Predicting IR Personalization Performance using Pre-retrieval Query Predictors
Eduardo Vicente-López, Luis M. de Campos, Juan M. Fernández-Luna, Juan F. Huete
TL;DR
The paper tackles the problem of predicting when IR personalization will improve or degrade performance by leveraging a broad suite of pre-retrieval predictors, including user-profile information. It systematically extends predictors to incorporate profiles (yielding 37 predictors) and analyzes their correlations with the personalization delta $diffPerso$, finding no single robust predictor. To boost predictive power, the authors employ per-profile Random Forest classification and regression, achieving about one-third of the ideal improvement by safely disabling personalization for harmful queries, with ASPIRE-based results (≈39% ideal gain) outperforming the user study.

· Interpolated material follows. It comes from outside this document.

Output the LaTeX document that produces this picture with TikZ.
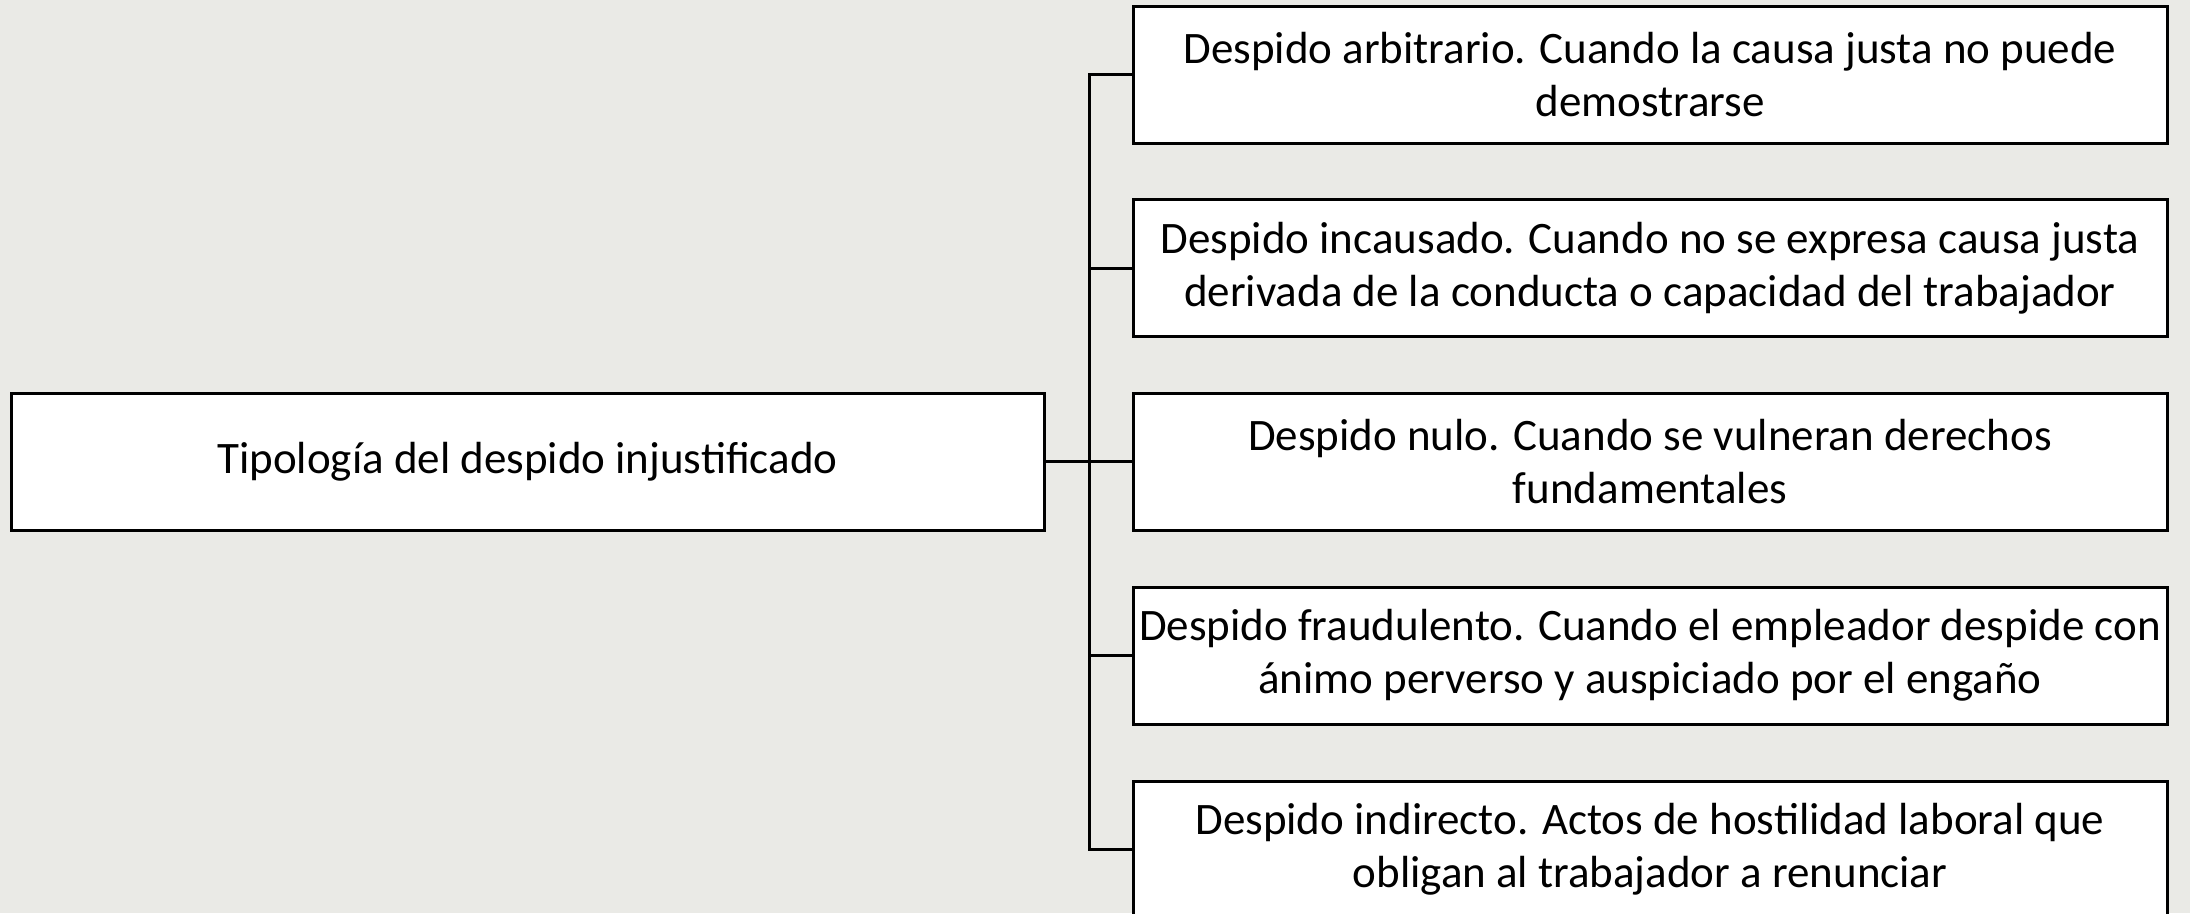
\documentclass[tikz,border=0pt]{standalone}
\usepackage{fontspec}
\setmainfont{Carlito}
\definecolor{bgc}{RGB}{234,234,230}
\begin{document}
\begin{tikzpicture}[x=1pt,y=-1pt,
  box/.style={draw=black, line width=3pt, fill=white, minimum width=1034pt, minimum height=137pt,
    align=center, inner sep=0pt, font=\fontsize{45}{53}\selectfont},
  link/.style={draw=black, line width=3pt}]
\fill[bgc] (0,0) rectangle (2190,913);
\useasboundingbox (0,0) rectangle (2190,913);
\node[box, minimum width=1033pt] (L) at (527.5,461.5) {Tipología del despido injustificado};
\node[box] (R1) at (1650,74.5) {Despido arbitrario. Cuando la causa justa no puede\\demostrarse};
\node[box] (R2) at (1650,268) {Despido incausado. Cuando no se expresa causa justa\\derivada de la conducta o capacidad del trabajador};
\node[box] (R3) at (1650,461.5) {Despido nulo. Cuando se vulneran derechos\\fundamentales};
\node[box] (R4) at (1650,655.5) {Despido fraudulento. Cuando el empleador despide con\\ánimo perverso y auspiciado por el engaño};
\node[box] (R5) at (1650,849.5) {Despido indirecto. Actos de hostilidad laboral que\\obligan al trabajador a renunciar};
\coordinate (J) at (1089,461.5);
\draw[link] (L.east) -- (R3.west);
\draw[link] (R1.west) -- (R1.west -| J) -- (R5.west -| J) -- (R5.west);
\draw[link] (R2.west) -- (R2.west -| J);
\draw[link] (R4.west) -- (R4.west -| J);
\end{tikzpicture}
\end{document}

A feature-reduction experiment shows that using the top 10 predictors offers nearly the same gains as using all 37 when latency is critical. Overall, this work provides a promising framework for pre-retrieval personalization decisions and highlights directions for richer profile-aware predictors and future enhancements.
Abstract
Personalization generally improves the performance of queries but in a few cases it may also harms it. If we are able to predict and therefore to disable personalization for those situations, the overall performance will be higher and users will be more satisfied with personalized systems. We use some state-of-the-art pre-retrieval query performance predictors and propose some others including the user profile information for the previous purpose. We study the correlations among these predictors and the difference between the personalized and the original queries. We also use classification and regression techniques to improve the results and finally reach a bit more than one third of the maximum ideal performance. We think this is a good starting point within this research line, which certainly needs more effort and improvements.